She seemed to have this expectation that art could give her back an aspect of herself that she’d been forced to repress. Even if my aim had been to provide this for her, the fantasy is impossible, something she herself also quickly came to realize. I’m fascinated by these misunderstandings. At the same moment that the project records her negotiation of her private desires, set against her public obligations, it’s clear that she’s completely invested in the life she’s attempting to transgress. In that sense, the project reaffirms a boundary that can’t be crossed. Like many of my other projects, the situation is ambivalent. But I’d suggest also that these projects serve to create a very nuanced space for experimentation and investigation, one that aims to reveal what roles we ask images to play in our lives.

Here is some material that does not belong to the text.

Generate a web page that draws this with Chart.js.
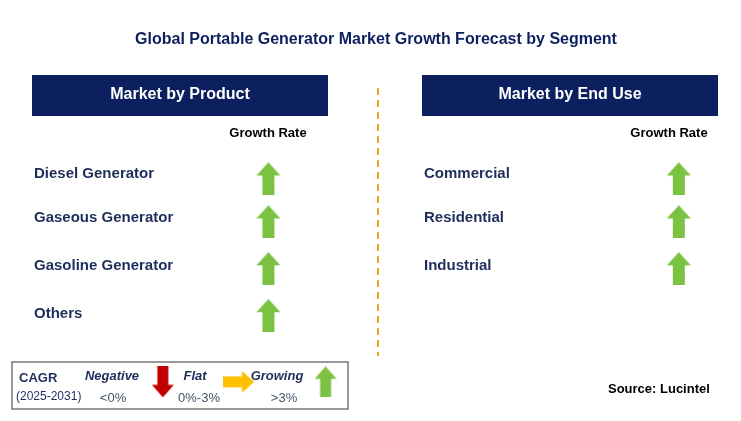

DJ: In this work, you “insert” or “frame” these complex erotic enactments/reenactments within greatly enlarged lithographs reproducing the front page of the New York Times published on the day the photo was shot. As I understand it, the scale of this projection required four sheets, but the page looks seamless. In this way, you use a very public form—a daily periodical—as the time code for the complex bilateral power dynamic set up with your model in An Invitation. I’m intrigued by how you frame photographs of different genres as a formal analogue to the back and forth of psychosexual control that occurs in the actual making of your photographs. Are you submitting photographs to the same kind of erotic/traumatic trials that you submit your human subjects?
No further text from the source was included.